Nem sempre preciso definir tudo, deixo muitas vezes que o material me guie.
Não gravo com a necessidade de estar sempre a visualizar o alto contraste que a técnica permite. Gosto de aguardar pelo momento da impressão para finalmente ver o que esta revela.
E é também nessa altura que muitas outras decisões podem alterar em tudo o desenho inicial – a escolha da cor, as possibilidades que esta propicia, a sobreposição de matrizes e a coincidência ou não das mesmas, tudo isso traz novas leituras à imagem gravada.
A folha branca e fria vai então compondo-se de cor, de tramas
e texturas visuais e tácteis que se podem repetir um sem fim
de vezes e compor de inúmeras formas numa mágica marcante da gravura – o múltiplo.
Essas infinitas possibilidades de composição revelam-se construtivas, fazem-me desfrutar do desenho, do processo,
sem medo de saber onde chegarei no fim.
Sofia Morais nasceu em 1979 em Lisboa, onde vive e trabalha.
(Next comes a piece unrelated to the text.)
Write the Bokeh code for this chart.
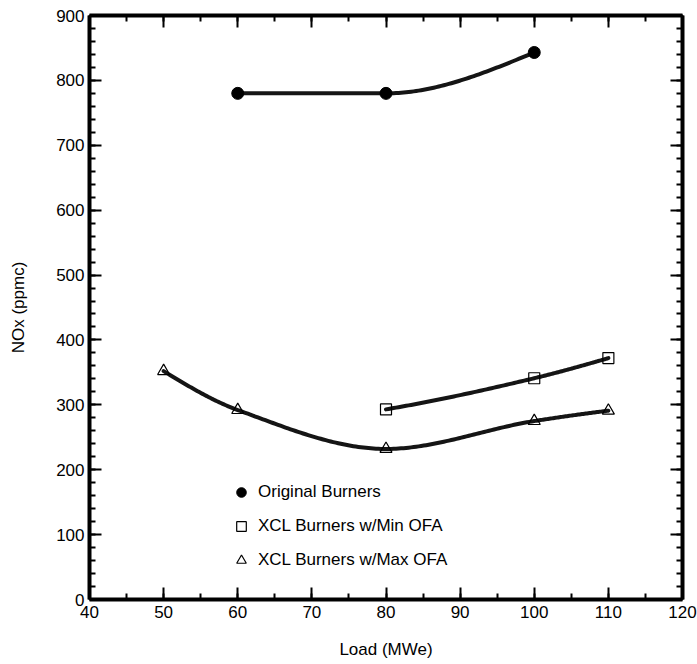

Licenciada em Design de Comunicação, pelas Belas Artes de Lisboa, é designer gráfica e ilustradora freelancer.
De momento dá aulas na disciplina de Projeto e Tecnologias do Curso de Produção Artística – Especialização em Gravura/ Serigrafia da Escola Artística António Arroio.
Desenvolve regularmente oficinas de ilustração e gravura.
Fez o curso de Ilustração no CITEN (Gulbenkian), ao qual se seguiu o de Pintura e Desenho e várias Oficinas de Ilustração Infantil no Ar.Co. Uma oficina com Isabelle Vandenabeele muda a sua visão sobre a ilustração e leva-a a descobrir e entregar-se à gravura no atelier Contraprova, do qual faz parte desde 2015.
Expõe regularmente o seu trabalho e tem colaborado em diversas publicações e projetos.
Em 2020 foi selecionada para o Catálogo Ibero-América ilustra com um com conjunto de ilustrações em gravura. Em 2017 foi distinguida com o 3º Prémio no Encontro Internacional de Ilustração de S. João da Madeira, e em 2014 com uma Menção Honrosa. Integrou recentemente a 3ª Bienal de Ilustração de Guimarães e últimas edições da Mostra de Ilustração Portuguesa na Festa da Ilustração de Setúbal.